Among many American units, “take no prisoners” was the motto. For those members of the SS, Wehrmacht and Volkssturm lucky enough to survive capture, death often awaited behind the lines. In the transit from front to rear, hundreds of prisoners were allowed to suffocate, starve or freeze to death in railroad cars. 
American soldier German POW WW2 end
The Americans herded German POW into a barbed wire fenced in enclosure in millions

AMERICAN CAMPS

But they hardly got a better deal in the hands of the Americans. They were herded in open roofless enclosures called 'Rhineland meadow camps'. The Germans called them Rheinwiesenlager. 

These camps were over crowded and feeding them was hardly a top priority for the Americans. This is surprising given the fact that it had enough resources. The German POWs were perhaps purposefully starved. The vengeful feeling that Roosevelt harbored towards Germans had seeped down to lower levels.

According to a personal account of a German prisoner...

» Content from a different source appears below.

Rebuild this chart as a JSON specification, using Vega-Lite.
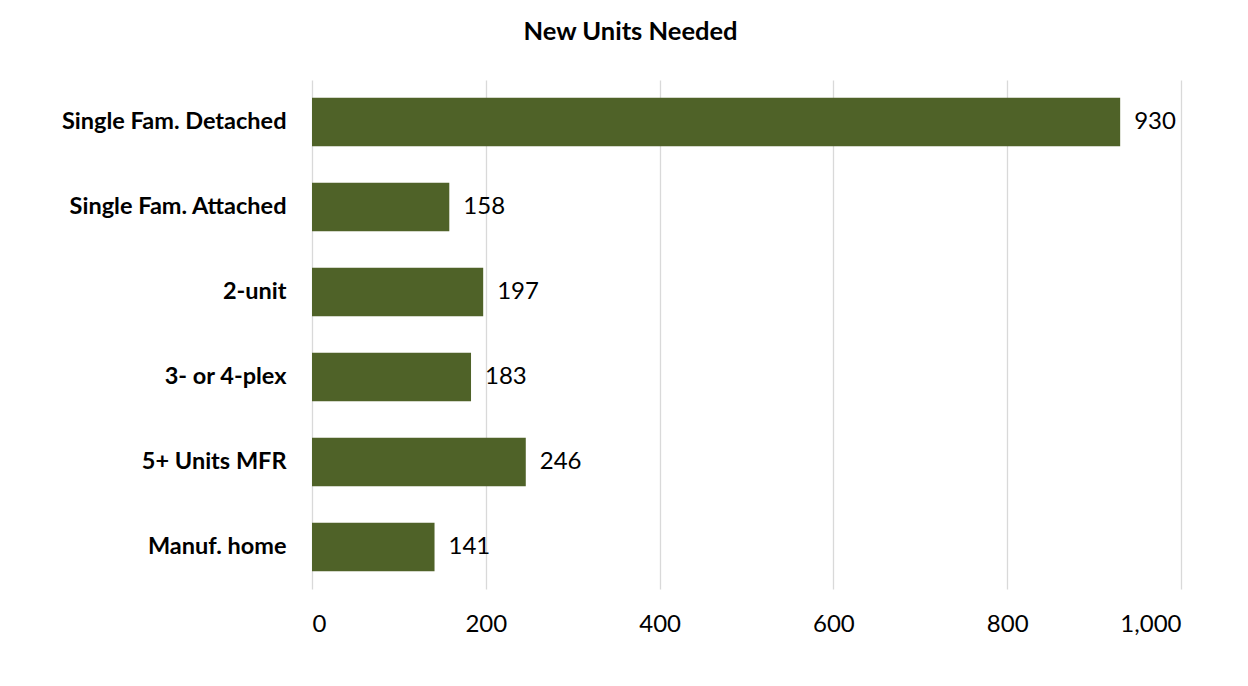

During the heat I crawl into a hollow in the ground. I wear a coat and boots, with my forage-cap pulled down over my ears; my field bag, in which I have a silver spoon and fork, serves as my pillow. During a thunderstorm one wall of my hollow falls in on me. My coat and socks are wet through and through … How long will we have to be without shelter, without blankets or tents? Every German soldier once had shelter from the weather. Even a dog has a doghouse to crawl into when it rains. Our only wish is finally after six weeks to get a roof over our heads. Even a savage is better housed

According to another German POW...

We would drink our own urine. It tasted terrible, but what could we do? Some men got down on the ground and licked the ground to get some moisture. I was so weak I was already on my knees, when finally we got a little water to drink. I think I would have died without that water. But the Rhine was just outside the wire

The British, though starved of resources, treated German prisoners much better. The Americans and French treated them lousy. The death rate in American camps was four times that of British camps. In the French camps it was 20 times compared to the British.
French ill treated German prisoners WW2
The mortality rate of German POW in French camps was high

SOVIET CAMPS

The German POW had a bad time in Soviet captivity. More than a third of them died.

This is mainly because of three reasons. First. The prisoners were made to walk. No luxury of transport by train or trucks. These were called "death walks". Considering the distances and harsh climate of Russia, the weakened, disheartened Germans simply collapsed and died. Second. The Russians had little food to feed themselves. Why worry about the bad Germans? Third. The ingrained hatred for Germans in Russian minds.  No one care a hoot whether German prisoners lived or died.

Red Army shot Waffen SS captured soldiers
THE RED ARMY TOOK NO WAFFEN SS PRISONERS. THEY WERE KILLED OUTRIGHT.
The hatred had been born after the ruthless way the German invaders had behaved in occupied Soviet Union in earlier stages of WW2. And had been fed more by the vitriolic writings by Ilya Ehrenberg which was printed and reprinted in Soviet newspapers. Every Red Army soldiers knew them by heart.

Here is an example.....

The Germans are not human beings. From now on the word ‘German’ is for us the worst imaginable curse. From now on the word ‘German’ strikes us to the quick. We shall not get excited. We shall kill. If you have not killed at least one German a day, you have wasted that day … If you cannot kill your German with a bullet, kill him with your bayonet. If there is calm on your part of the front, or if you are waiting for the fighting, kill a German in the meantime … If you kill one German, kill another – there is nothing more joyful than a heap of German corpses.

Poems by Alexei Surkov called "I hate" and by Konstantin Simonov called "Kill him" added fuel to the fire.

No wonder that surrendered German soldiers were often shot casually. Passing German POW columns were fired upon by drunk Red Army soldiers. They were robbed of all their personal possessions on capture and marched off to Gulags. Those hardy enough to survive fed on rats as the Soviet captors starved them deliberately.

Most remained in the Soviet Union for years and the those who survived were released only after Khrushchev came to power in 1953. They returned to Germany as broken men.